Te hablo de eso, de cuidar, de los detalles, de cuidar. De saber que las vidas dependen de otras vidas. Que nuestra vida depende de otras vidas. De que las cuidemos, de que nos cuidemos. Te hablo también de amor. No lo digas, ya lo sé: suena ñoño. Amor, amor, amor. Suena ñoño. Hasta casi da vergüenza pronunciar esa palabra. Pero al final se trata de eso, eso es lo que nos moviliza, el amor.
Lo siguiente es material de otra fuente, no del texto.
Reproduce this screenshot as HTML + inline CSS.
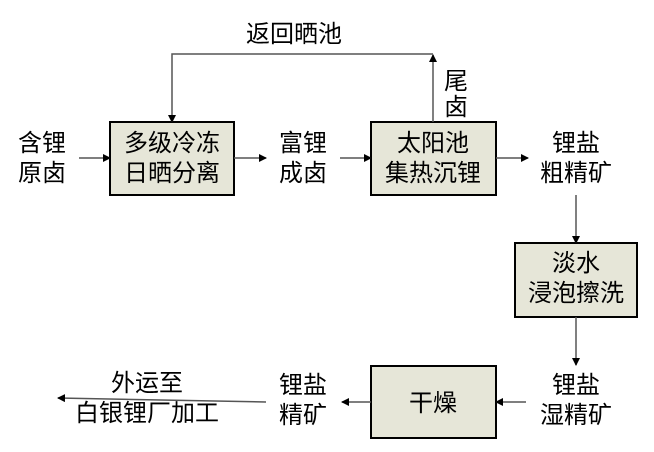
<!DOCTYPE html>
<html><head><meta charset="utf-8"><style>
html,body{margin:0;padding:0;background:#fff;}
svg{display:block;}
text{font-family:"Liberation Sans","Noto Sans CJK SC",sans-serif;font-size:24px;fill:#000;text-anchor:middle;}
</style></head><body>
<svg width="654" height="452" viewBox="0 0 654 452" xmlns="http://www.w3.org/2000/svg">
<defs><marker id="a" markerWidth="8" markerHeight="8" refX="7" refY="4" orient="auto" markerUnits="userSpaceOnUse"><path d="M0,0 L8,4 L0,8 z" fill="#000"/></marker></defs>
<g fill="#e6e6d8" stroke="#000" stroke-width="2">
<rect x="110" y="122" width="124" height="73"/>
<rect x="371" y="122" width="125" height="73"/>
<rect x="515" y="243" width="122" height="74"/>
<rect x="371" y="366" width="125" height="72"/>
</g>
<g stroke="#555" stroke-width="1.5" fill="none" marker-end="url(#a)">
<line x1="79" y1="158" x2="110" y2="158"/>
<line x1="234" y1="158" x2="266" y2="158"/>
<line x1="340" y1="158" x2="371" y2="158"/>
<line x1="496" y1="158" x2="528" y2="158"/>
<line x1="433" y1="122" x2="433" y2="55"/>
<polyline points="433,54 172,54 172,122"/>
<line x1="576" y1="195" x2="576" y2="243"/>
<line x1="576" y1="317" x2="576" y2="365"/>
<line x1="526" y1="402" x2="496" y2="402"/>
<line x1="371" y1="402" x2="342" y2="402"/>
<line x1="266" y1="402" x2="58" y2="398"/>
</g>
<text x="42" y="151">含锂</text><text x="42" y="181">原卤</text>
<text x="172" y="151">多级冷冻</text><text x="172" y="181">日晒分离</text>
<text x="303" y="151">富锂</text><text x="303" y="181">成卤</text>
<text x="433" y="151">太阳池</text><text x="433" y="181">集热沉锂</text>
<text x="576" y="151">锂盐</text><text x="576" y="181">粗精矿</text>
<text x="294" y="42">返回晒池</text>
<text x="456" y="89">尾</text><text x="456" y="115">卤</text>
<text x="576" y="271">淡水</text><text x="576" y="301">浸泡擦洗</text>
<text x="576" y="393">锂盐</text><text x="576" y="423">湿精矿</text>
<text x="433" y="411">干燥</text>
<text x="303" y="393">锂盐</text><text x="303" y="423">精矿</text>
<text x="147" y="391">外运至</text><text x="147" y="421">白银锂厂加工</text>
</svg>
</body></html>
Cuando llegué a esta ciudad me sentía sola. Al principio notaba que estaba en un lugar que no era el mío cuando me fijaba en los pies de la gente. Sí, en los pies, sé que suena raro. Me fijaba en los pies cuando esperaba a que un semáforo se pusiera en verde. No miraba la luz, miraba los otros pies parados junto a los míos y cuando volvían a caminar caminaba yo también. Tenía esa sensación constante de estar en otro lugar, de sentirme extraña. Sola. Luego ya no, luego ya compartes con otros pies la cotidianeidad de pisar los mismos lugares. Construyes esa cotidianeidad, esa vida en común. Parece una tontería, pero para mí reconocer los pies de otras personas es lo que hace que no me sienta una extraña.

La organización en la que participo es un poco eso, pies que se paran junto a los tuyos, pies a los que reconoces, pies que caminan juntos pisando amorosamente la tierra.